Elsewhere, eight people were killed and 12 injured in Russian strikes on the village of Desna, in northeastern Chernigiv region, where a Ukrainian military base is located, emergency services said.

Meanwhile in the town of New York, north of Donetsk, residents say they have been under artillery fire for a month, and it is getting worse.

"Now they are shooting at us from the west, east and south," seamstress Valentyna Kanebalotskaya told AFP.

- NATO bids 'no direct threat' -

Fearful of Russia's ambitions, Sweden and Finland are poised to give up decades of military non-alignment and join NATO.

Putin said on Monday the move posed "no direct threat for us... but the expansion of military infrastructure to these territories will certainly provoke our response".

His reaction was more moderate than comments earlier by deputy foreign minister Sergei Ryabkov, who called the expansion a "grave mistake with far-reaching consequences".

The NATO bids must be unanimously approved by the alliance's 30 nations, and Turkish President Recep Tayyip Erdogan on Monday voiced his objection.

He accused Finland and Sweden of harbouring terror groups, including outlawed Kurdish militants.

But US Secretary of State Antony Blinken voiced confidence that the bids would succeed and is due to meet Turkey's foreign minister in Washington on Wednesday.

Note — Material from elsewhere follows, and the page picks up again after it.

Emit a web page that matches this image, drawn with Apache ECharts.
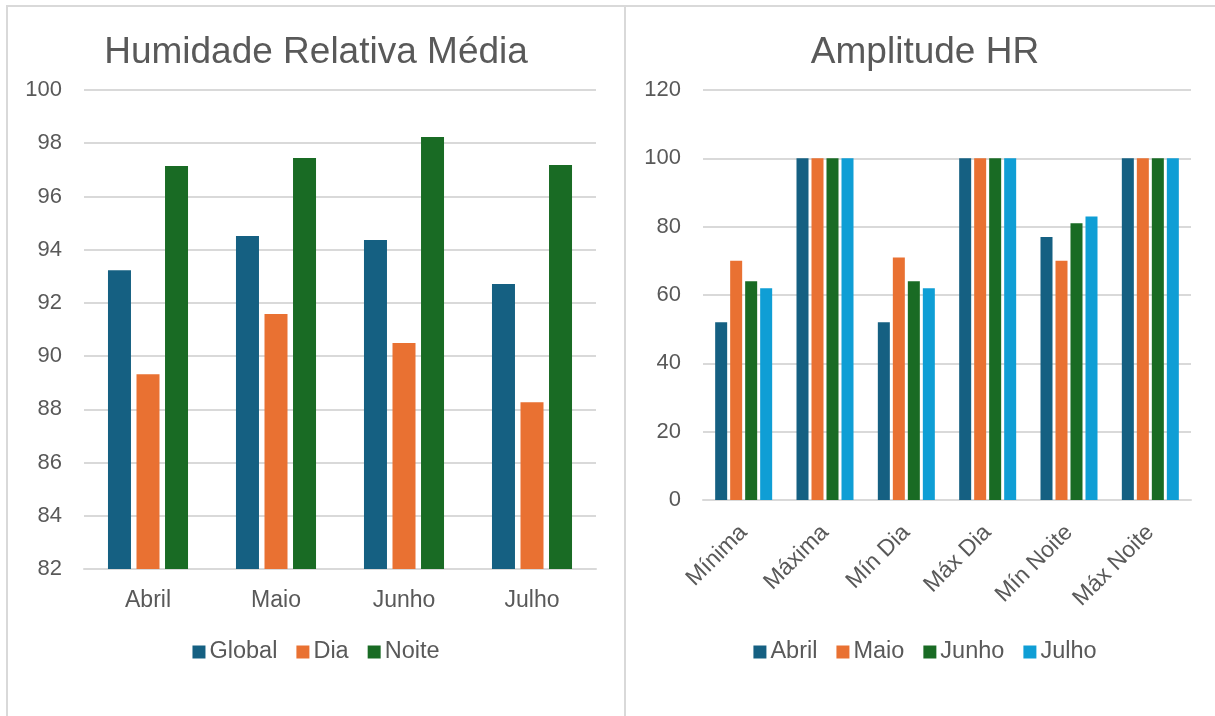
<!DOCTYPE html>
<html>
<head>
<meta charset="utf-8">
<script src="https://cdn.jsdelivr.net/npm/echarts@6/dist/echarts.min.js"></script>
<style>
  html, body { margin: 0; padding: 0; background: #ffffff; }
  body { width: 1215px; height: 716px; position: relative; overflow: hidden; }
  .chart { position: absolute; top: 0; height: 716px; }
  #c1 { left: 7px; width: 618px; }
  #c2 { left: 625px; width: 600px; }
  .ln { position: absolute; background: #D9D9D9; }
</style>
</head>
<body>
<div id="c1" class="chart"></div>
<div id="c2" class="chart"></div>
<div class="ln" style="left:6px;top:5px;width:1209px;height:2px;"></div>
<div class="ln" style="left:6px;top:5px;width:2px;height:711px;"></div>
<div class="ln" style="left:624px;top:5px;width:2px;height:711px;"></div>
<script>
// ---------- Data: Humidade Relativa Média ----------
const months = ['Abril', 'Maio', 'Junho', 'Julho'];
const globalVals = [93.23, 94.51, 94.36, 92.71];
const diaVals = [89.32, 91.58, 90.49, 88.27];
const noiteVals = [97.14, 97.44, 98.23, 97.18];
const leftSeriesNames = ['Global', 'Dia', 'Noite'];

// ---------- Data: Amplitude HR ----------
const ampCategories = ['Mínima', 'Máxima', 'Mín Dia', 'Máx Dia', 'Mín Noite', 'Máx Noite'];
const abrilVals = [52, 100, 52, 100, 77, 100];
const maioVals = [70, 100, 71, 100, 70, 100];
const junhoVals = [64, 100, 64, 100, 81, 100];
const julhoVals = [62, 100, 62, 100, 83, 100];
const rightSeriesNames = ['Abril', 'Maio', 'Junho', 'Julho'];

const COLORS = ['#156082', '#E97132', '#196B24', '#0F9ED5'];
const TXT = '#595959';
const GRID = '#D9D9D9';
const FONT = '"Liberation Sans", Arial, sans-serif';

function baseOption(titleText) {
  return {
    animation: false,
    textStyle: { fontFamily: FONT },
    title: {
      text: titleText, left: 'center', top: 34, padding: 0,
      textStyle: { fontFamily: FONT, fontSize: 37, fontWeight: 'normal', color: TXT }
    },
    legend: {
      left: 'center', top: 640, padding: 0,
      itemWidth: 13, itemHeight: 13, itemGap: 19,
      icon: 'rect',
      textStyle: { fontFamily: FONT, fontSize: 23.5, color: TXT, padding: [0, 0, 0, -1] }
    }
  };
}

// ---------- Left chart ----------
const c1 = echarts.init(document.getElementById('c1'), null, { renderer: 'canvas' });
const leftData = [globalVals, diaVals, noiteVals];
const opt1 = baseOption('Humidade Relativa Média');
opt1.legend.data = leftSeriesNames;
opt1.grid = { left: 77, right: 29, top: 90, bottom: 147, containLabel: false };
opt1.xAxis = {
  type: 'category', data: months,
  axisLine: { lineStyle: { color: GRID, width: 2 } },
  axisTick: { show: false },
  axisLabel: { color: TXT, fontSize: 23, fontFamily: FONT, margin: 20 }
};
opt1.yAxis = {
  type: 'value', min: 82, max: 100, interval: 2,
  axisLine: { show: false }, axisTick: { show: false },
  splitLine: { lineStyle: { color: GRID, width: 2 } },
  axisLabel: { color: TXT, fontSize: 22, fontFamily: FONT, margin: 22 }
};
opt1.series = leftSeriesNames.map((n, i) => ({
  name: n, type: 'bar', data: leftData[i],
  barWidth: 23, barGap: '24%',
  itemStyle: { color: COLORS[i] }
}));
c1.setOption(opt1);

// ---------- Right chart ----------
const c2 = echarts.init(document.getElementById('c2'), null, { renderer: 'canvas' });
const rightData = [abrilVals, maioVals, junhoVals, julhoVals];
const opt2 = baseOption('Amplitude HR');
opt2.legend.data = rightSeriesNames;
opt2.grid = { left: 78, right: 34, top: 90, bottom: 216, containLabel: false };
opt2.xAxis = {
  type: 'category', data: ampCategories,
  axisLine: { lineStyle: { color: GRID, width: 2 } },
  axisTick: { show: false },
  axisLabel: { color: TXT, fontSize: 23, fontFamily: FONT, rotate: 45, margin: 29, interval: 0 }
};
opt2.yAxis = {
  type: 'value', min: 0, max: 120, interval: 20,
  axisLine: { show: false }, axisTick: { show: false },
  splitLine: { lineStyle: { color: GRID, width: 2 } },
  axisLabel: { color: TXT, fontSize: 22, fontFamily: FONT, margin: 22 }
};
opt2.series = rightSeriesNames.map((n, i) => ({
  name: n, type: 'bar', data: rightData[i],
  barWidth: 12, barGap: '25%',
  itemStyle: { color: COLORS[i] }
}));
c2.setOption(opt2);
</script>
</body>
</html>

As well as practical support for Ukraine, Western nations have sought to punish Russia with unprecedented economic sanctions, with the EU currently mulling a ban on Russian oil.

Hungary is blocking the ban, citing the cost, and Putin on Tuesday claimed Europe risked committing "economic suicide".

Many EU nations are also dependent on Russian gas but are in a quandary after Moscow demanded payment in rubles to circumvent the sanctions.

Italian energy giant Eni announced a potential workaround Tuesday involving opening two accounts with Russian energy firm Gazprom's bank. It proposed making payments in euros which would be converted into rubles through the Moscow stock exchange.